L’Unione Europea sembra pronta a regolamentare l’intelligenza artificiale e a vietarne gli usi più lesivi dei nostri diritti, come quelli legati alla sorveglianza di massa e al riconoscimento biometrico, invece il governo italiano annuncia di voler andare nella direzione opposta.
Qualche giorno fa è trapelata la notizia che il Dipartimento di pubblica sicurezza del ministero dell’Interno stia coordinando lo sviluppo di Giove, un software di polizia predittiva destinato alle questure per tentare di prevenire i cosiddetti reati predatori, furti e rapine.

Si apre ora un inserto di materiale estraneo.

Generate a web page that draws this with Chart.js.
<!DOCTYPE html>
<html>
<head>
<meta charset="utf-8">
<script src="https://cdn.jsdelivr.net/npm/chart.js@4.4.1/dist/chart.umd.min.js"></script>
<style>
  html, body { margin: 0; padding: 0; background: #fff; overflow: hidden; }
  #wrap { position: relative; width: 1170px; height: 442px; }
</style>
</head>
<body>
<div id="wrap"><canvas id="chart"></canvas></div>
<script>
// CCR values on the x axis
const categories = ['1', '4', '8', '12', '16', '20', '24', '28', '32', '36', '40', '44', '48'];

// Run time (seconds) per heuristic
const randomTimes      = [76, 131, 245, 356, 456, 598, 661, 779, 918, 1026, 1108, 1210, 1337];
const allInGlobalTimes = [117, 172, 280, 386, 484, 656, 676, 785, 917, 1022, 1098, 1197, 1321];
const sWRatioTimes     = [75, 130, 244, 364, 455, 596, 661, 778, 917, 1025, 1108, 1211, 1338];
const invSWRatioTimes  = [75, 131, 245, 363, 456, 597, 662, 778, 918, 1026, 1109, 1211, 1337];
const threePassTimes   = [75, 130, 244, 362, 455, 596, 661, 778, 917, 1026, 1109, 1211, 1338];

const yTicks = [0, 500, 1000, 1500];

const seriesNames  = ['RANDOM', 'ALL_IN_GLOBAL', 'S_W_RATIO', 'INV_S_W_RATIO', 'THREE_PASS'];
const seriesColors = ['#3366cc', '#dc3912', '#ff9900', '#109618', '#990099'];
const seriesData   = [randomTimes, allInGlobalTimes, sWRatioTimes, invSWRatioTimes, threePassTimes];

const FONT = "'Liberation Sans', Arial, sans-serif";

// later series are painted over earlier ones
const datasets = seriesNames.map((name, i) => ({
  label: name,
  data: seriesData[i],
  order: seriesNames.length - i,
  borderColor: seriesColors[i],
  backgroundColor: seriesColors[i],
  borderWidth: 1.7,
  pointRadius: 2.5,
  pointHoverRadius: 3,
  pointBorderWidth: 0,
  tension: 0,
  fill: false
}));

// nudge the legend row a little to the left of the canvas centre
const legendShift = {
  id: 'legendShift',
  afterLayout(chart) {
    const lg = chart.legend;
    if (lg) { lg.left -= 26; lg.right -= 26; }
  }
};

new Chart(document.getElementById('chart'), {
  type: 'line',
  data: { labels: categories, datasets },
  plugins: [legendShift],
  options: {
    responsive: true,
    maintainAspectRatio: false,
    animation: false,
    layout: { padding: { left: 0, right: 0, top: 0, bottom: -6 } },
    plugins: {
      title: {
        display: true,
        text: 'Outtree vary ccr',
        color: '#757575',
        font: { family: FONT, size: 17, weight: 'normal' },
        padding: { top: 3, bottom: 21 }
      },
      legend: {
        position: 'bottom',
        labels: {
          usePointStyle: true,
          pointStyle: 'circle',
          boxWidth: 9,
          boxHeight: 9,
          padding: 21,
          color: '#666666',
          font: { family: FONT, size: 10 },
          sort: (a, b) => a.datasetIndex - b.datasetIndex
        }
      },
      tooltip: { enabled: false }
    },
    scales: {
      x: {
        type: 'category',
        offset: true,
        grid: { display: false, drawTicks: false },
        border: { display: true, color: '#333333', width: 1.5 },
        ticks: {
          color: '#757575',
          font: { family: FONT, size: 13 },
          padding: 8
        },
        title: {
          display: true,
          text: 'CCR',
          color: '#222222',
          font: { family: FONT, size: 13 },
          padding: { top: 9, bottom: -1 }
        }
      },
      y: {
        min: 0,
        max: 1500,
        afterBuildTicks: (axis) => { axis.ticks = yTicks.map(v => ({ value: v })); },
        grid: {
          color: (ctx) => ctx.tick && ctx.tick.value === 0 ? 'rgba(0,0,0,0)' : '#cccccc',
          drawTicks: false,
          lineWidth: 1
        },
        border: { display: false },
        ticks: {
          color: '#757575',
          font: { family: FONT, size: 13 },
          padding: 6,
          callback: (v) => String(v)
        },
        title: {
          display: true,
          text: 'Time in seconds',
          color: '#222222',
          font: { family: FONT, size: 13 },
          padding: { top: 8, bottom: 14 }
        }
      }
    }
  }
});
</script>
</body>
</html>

Questo software, da quanto si è appreso, si basa su un algoritmo di intelligenza artificiale capace di analizzare, a partire dalle banche dati delle forze dell’ordine, un’enorme quantità di informazioni – dove e quando sono stati commessi i reati, i mezzi usati, ecc. – con l’obiettivo di rilevare comportamenti ripetuti che possano condurre agli autori. Questi sistemi sono però estremamente problematici e finora hanno prodotto risultati controversi e discutibili. Oltre a comportare potenzialmente una massiccia violazione della privacy dei cittadini, possono generare errori dovuti ad assunzioni errate nel processo di apprendimento automatico, i cosiddetti pregiudizi algoritmici, in particolare legati all’etnia e alla provenienza geografica. È infatti difficile riuscire a collegare con certezza un reato ad un altro e si sono già verificati scambi di persona nei Paesi dove sono stati utilizzati sistemi di polizia predittiva.

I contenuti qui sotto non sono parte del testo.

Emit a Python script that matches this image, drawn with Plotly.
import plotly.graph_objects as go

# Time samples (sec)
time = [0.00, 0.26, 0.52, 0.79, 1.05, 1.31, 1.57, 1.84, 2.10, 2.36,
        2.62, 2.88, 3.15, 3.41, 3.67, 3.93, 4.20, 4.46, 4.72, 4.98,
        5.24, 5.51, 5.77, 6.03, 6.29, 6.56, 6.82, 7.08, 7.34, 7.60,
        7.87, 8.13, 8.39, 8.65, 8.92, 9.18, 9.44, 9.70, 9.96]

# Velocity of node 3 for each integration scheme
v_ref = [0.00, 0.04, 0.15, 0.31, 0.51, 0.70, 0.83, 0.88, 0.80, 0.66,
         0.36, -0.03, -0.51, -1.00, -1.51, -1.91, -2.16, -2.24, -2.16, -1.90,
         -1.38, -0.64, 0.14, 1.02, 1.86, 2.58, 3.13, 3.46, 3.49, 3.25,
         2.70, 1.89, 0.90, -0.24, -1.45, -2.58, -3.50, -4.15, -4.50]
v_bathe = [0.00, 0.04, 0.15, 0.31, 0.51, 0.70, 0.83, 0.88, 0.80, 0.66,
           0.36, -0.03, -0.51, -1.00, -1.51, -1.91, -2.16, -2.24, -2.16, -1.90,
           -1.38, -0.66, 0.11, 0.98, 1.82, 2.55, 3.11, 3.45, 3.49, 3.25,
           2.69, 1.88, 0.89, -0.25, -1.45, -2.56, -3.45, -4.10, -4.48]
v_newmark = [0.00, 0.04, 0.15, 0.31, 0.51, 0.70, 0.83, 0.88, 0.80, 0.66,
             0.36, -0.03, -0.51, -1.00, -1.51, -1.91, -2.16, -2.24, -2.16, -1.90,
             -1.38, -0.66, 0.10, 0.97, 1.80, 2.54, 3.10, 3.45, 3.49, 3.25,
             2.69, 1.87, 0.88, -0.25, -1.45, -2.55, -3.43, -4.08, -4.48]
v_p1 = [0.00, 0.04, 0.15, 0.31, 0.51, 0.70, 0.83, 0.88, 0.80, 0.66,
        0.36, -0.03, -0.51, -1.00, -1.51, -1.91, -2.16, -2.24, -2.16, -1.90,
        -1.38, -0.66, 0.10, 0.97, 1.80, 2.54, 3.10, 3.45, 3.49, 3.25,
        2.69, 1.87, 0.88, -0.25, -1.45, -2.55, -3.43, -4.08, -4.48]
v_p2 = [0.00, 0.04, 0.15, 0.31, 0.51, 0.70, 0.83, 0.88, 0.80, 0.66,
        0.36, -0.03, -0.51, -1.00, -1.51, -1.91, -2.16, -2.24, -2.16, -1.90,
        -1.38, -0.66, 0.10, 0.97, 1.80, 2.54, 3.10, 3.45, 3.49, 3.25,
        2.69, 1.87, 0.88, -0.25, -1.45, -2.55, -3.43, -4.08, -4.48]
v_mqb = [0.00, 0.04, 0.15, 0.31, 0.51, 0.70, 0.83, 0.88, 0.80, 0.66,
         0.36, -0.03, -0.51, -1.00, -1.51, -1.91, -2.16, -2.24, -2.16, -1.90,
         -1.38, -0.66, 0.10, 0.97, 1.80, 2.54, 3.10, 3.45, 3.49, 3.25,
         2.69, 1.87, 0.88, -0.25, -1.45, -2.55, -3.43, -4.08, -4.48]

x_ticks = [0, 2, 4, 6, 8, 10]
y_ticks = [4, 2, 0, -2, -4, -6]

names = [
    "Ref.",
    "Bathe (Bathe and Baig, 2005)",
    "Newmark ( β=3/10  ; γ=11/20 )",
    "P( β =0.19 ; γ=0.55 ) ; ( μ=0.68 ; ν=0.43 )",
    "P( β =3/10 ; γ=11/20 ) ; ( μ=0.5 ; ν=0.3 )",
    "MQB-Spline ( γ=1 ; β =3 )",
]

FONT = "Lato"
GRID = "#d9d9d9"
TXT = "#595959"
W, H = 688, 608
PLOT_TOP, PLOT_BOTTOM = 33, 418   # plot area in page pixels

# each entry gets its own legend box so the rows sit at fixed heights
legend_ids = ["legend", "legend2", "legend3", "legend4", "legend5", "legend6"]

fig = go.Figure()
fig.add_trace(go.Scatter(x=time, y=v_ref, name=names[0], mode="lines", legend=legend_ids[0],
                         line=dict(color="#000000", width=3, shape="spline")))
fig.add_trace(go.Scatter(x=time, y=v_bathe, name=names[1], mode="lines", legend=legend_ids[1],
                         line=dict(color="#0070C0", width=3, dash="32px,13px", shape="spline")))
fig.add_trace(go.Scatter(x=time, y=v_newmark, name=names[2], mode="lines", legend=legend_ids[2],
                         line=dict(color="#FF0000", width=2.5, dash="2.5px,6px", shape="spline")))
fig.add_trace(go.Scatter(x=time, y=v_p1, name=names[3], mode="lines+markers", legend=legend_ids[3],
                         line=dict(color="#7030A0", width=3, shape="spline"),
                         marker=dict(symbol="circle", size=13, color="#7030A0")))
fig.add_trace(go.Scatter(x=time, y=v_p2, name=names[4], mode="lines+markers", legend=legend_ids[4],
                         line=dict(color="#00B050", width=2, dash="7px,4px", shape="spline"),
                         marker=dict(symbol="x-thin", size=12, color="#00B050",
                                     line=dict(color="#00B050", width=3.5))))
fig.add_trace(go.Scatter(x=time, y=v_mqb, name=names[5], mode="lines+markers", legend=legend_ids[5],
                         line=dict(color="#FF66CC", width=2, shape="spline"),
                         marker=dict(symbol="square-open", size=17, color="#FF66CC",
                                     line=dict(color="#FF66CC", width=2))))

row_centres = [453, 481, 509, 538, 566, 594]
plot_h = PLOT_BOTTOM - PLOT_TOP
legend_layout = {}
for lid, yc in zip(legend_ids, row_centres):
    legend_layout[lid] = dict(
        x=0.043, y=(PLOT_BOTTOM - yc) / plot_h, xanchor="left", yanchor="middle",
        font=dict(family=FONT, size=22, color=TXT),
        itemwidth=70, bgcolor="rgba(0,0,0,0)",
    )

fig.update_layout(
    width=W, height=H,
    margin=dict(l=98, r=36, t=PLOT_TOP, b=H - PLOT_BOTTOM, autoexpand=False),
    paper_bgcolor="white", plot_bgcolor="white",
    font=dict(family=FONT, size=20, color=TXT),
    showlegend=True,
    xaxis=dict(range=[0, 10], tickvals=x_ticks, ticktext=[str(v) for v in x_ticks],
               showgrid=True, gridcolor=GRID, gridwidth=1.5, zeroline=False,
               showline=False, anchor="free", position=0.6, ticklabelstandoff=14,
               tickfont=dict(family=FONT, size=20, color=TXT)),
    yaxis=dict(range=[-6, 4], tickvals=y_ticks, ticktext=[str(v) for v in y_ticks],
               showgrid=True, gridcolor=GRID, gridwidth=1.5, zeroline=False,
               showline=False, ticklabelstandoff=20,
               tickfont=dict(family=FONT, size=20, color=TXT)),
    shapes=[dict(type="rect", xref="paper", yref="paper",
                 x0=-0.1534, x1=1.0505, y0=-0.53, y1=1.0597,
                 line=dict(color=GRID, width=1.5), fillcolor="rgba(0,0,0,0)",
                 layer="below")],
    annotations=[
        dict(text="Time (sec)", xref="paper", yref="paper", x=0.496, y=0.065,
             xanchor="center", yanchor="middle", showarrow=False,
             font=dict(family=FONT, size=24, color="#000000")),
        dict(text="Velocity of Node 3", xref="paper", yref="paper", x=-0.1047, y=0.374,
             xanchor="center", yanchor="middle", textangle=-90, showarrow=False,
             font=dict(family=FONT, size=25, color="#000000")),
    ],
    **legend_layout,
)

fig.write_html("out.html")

Su Giove è chiamato a pronunciarsi il Garante della Privacy, ma nel frattempo il senatore del PD Filippo Sensi ha presentato una interrogazione parlamentare, in cui si evidenzia che il ministero dell’Interno appare incurante del dibattito europeo in atto sull’intelligenza artificiale. L’ultima versione del Regolamento approvato in Commissione, che verrà votato il 14 giugno in seduta plenaria del Parlamento Europeo vieta infatti i sistemi di polizia predittiva, con un’unica eccezione: la sicurezza nazionale.

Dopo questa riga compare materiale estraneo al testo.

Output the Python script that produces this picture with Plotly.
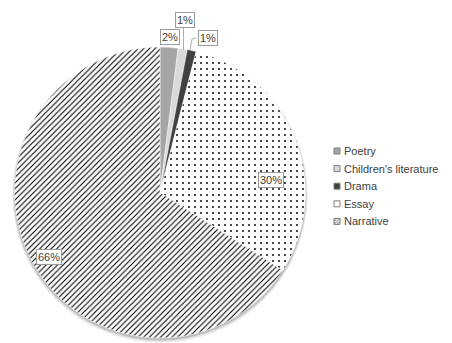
import plotly.graph_objects as go

# Share of works by genre (percent)
genres = ["Poetry", "Children's literature", "Drama", "Essay", "Narrative"]
shares = [2, 1, 1, 30, 66]

# Slice styling
fill_colors = ["#a5a5a5", "#d9d9d9", "#404040", "#ffffff", "#ffffff"]
pattern_shapes = ["", "", "", ".", "/"]

W, H = 452, 343


def px(x):
    return x / W


def py(y):
    return 1 - y / H


# Pie placement in pixels (left, right, top, bottom)
PL, PR, PT, PB = 14, 306, 47, 338

fig = go.Figure()

# Soft drop shadow under the pie
for grow, shift, col in [(2, 2.5, "#e6e6e6"), (1, 1.5, "#bdbdbd")]:
    fig.add_trace(go.Pie(
        values=[1], labels=["shadow"], sort=False,
        marker=dict(colors=[col], line=dict(width=0)),
        textinfo="none", hoverinfo="skip", showlegend=False,
        domain=dict(x=[px(PL - grow), px(PR + grow)],
                    y=[max(0.0, py(PB + shift + grow)), py(PT + shift - grow)]),
    ))

fig.add_trace(go.Pie(
    labels=genres,
    values=shares,
    sort=False,
    direction="clockwise",
    rotation=0,
    marker=dict(
        colors=fill_colors,
        line=dict(width=0.5, color="#ffffff"),
        pattern=dict(
            shape=pattern_shapes,
            fgcolor=["#000000"] * len(genres),
            bgcolor=fill_colors,
            size=[8, 8, 8, 6, 4],
            solidity=[0.3, 0.3, 0.3, 0.08, 0.28],
            fillmode="replace",
        ),
    ),
    textinfo="none",
    hoverinfo="label+percent",
    showlegend=False,
    domain=dict(x=[px(PL), px(PR)], y=[py(PB), py(PT)]),
))

# Data label boxes (pixel centres)
label_pos = [(170, 37), (185, 20), (208, 38), (271, 180), (49, 257)]
annotations = []
for v, (lx, ly) in zip(shares, label_pos):
    annotations.append(dict(
        x=px(lx), y=py(ly), xref="paper", yref="paper",
        text=f"{v}%", showarrow=False,
        font=dict(family="Liberation Sans, Arial", size=11, color="#404040"),
        bgcolor="#ffffff", bordercolor="#9a9a9a", borderwidth=1, borderpad=1,
        xanchor="center", yanchor="middle",
    ))

shapes = []
# Leader lines for the small slices
leader_color = "#b0b0b0"
shapes.append(dict(type="path", xref="paper", yref="paper",
                   path=f"M {px(183.5)},{py(27)} L {px(183.5)},{py(50)}",
                   line=dict(color=leader_color, width=1)))
shapes.append(dict(type="path", xref="paper", yref="paper",
                   path=f"M {px(190)},{py(50)} L {px(192)},{py(39)} L {px(196.5)},{py(38)}",
                   line=dict(color=leader_color, width=1)))

# Legend: swatch + text per genre
LX, LY0, LDY, SW = 334, 151, 17.6, 6
for i, (g, c, pat) in enumerate(zip(genres, fill_colors, pattern_shapes)):
    cy = LY0 + i * LDY
    top = cy - SW / 2
    shapes.append(dict(type="rect", xref="paper", yref="paper",
                       x0=px(LX), x1=px(LX + SW), y0=py(top + SW), y1=py(top),
                       fillcolor=c, line=dict(color="#7f7f7f", width=1)))
    if pat == "/":
        # three diagonal strokes inside the swatch
        segs = [((0, SW / 2), (SW / 2, 0)), ((0, SW), (SW, 0)), ((SW / 2, SW), (SW, SW / 2))]
        for (u0, v0), (u1, v1) in segs:
            shapes.append(dict(type="line", xref="paper", yref="paper",
                               x0=px(LX + u0), y0=py(top + v0),
                               x1=px(LX + u1), y1=py(top + v1),
                               line=dict(color="#404040", width=0.8)))
    annotations.append(dict(
        x=px(LX + SW + 2), y=py(cy), xref="paper", yref="paper",
        text=g, showarrow=False, xanchor="left", yanchor="middle",
        font=dict(family="Liberation Sans, Arial", size=11, color="#404040"),
    ))

fig.update_layout(
    width=W, height=H,
    margin=dict(l=0, r=0, t=0, b=0),
    paper_bgcolor="#ffffff", plot_bgcolor="#ffffff",
    showlegend=False,
    annotations=annotations,
    shapes=shapes,
)

fig.write_html("out.html")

Si tratta di un risultato ottenuto anche grazie alla pressione delle organizzazioni della società civile, fra cui la coalizione internazionale Reclaim Your Face, che da anni si impegna per contrastare la sorveglianza di massa, di cui The Good Lobby fa parte assieme ad Hermes Center for Digital Rights e info.nodes. Il testo del regolamento contiene anche un divieto estensivo all’utilizzo di sistemi di riconoscimento biometrico come quello facciale, capace di risalire all’identità di una persona a partire da un video o da un’immagine catturata da una telecamera di sorveglianza, incrociati poi con altri dati disponibili, come i database delle forze dell’ordine, e usati per questioni di sicurezza. Anche in questo caso i rischi di queste tecnologie, temporaneamente vietate in Italia fino alla fine del 2023 per effetto di una moratoria, sono molteplici: invasione della privacy, profilazione di massa di specifiche categorie di persone, spesso di minoranze.
L’effetto collaterale è evidente: molte persone possono essere portate a evitare di partecipare alle manifestazioni per proteggersi o a non esprimere le loro opinioni per paura di essere sempre osservate. L’idea del Ministro dell’Interno di introdurre il riconoscimento facciale nelle stazioni, negli ospedali e nelle aree commerciali di Roma, Milano e Napoli è pericolosa: in nome della sicurezza si finirebbe per sottoporre chiunque ad una sorveglianza continua.
Raccogliere migliaia di dati di tutti coloro che si trovano a passare in un luogo sovverte la presunzione di innocenza, un principio cardine della democrazia. Per questo motivo è fondamentale ora fare in modo che la versione finale del Regolamento che verrà approvata in seguito al voto in Parlamento e al successivo confronto con il Consiglio e la Commissione europea non venga annacquata.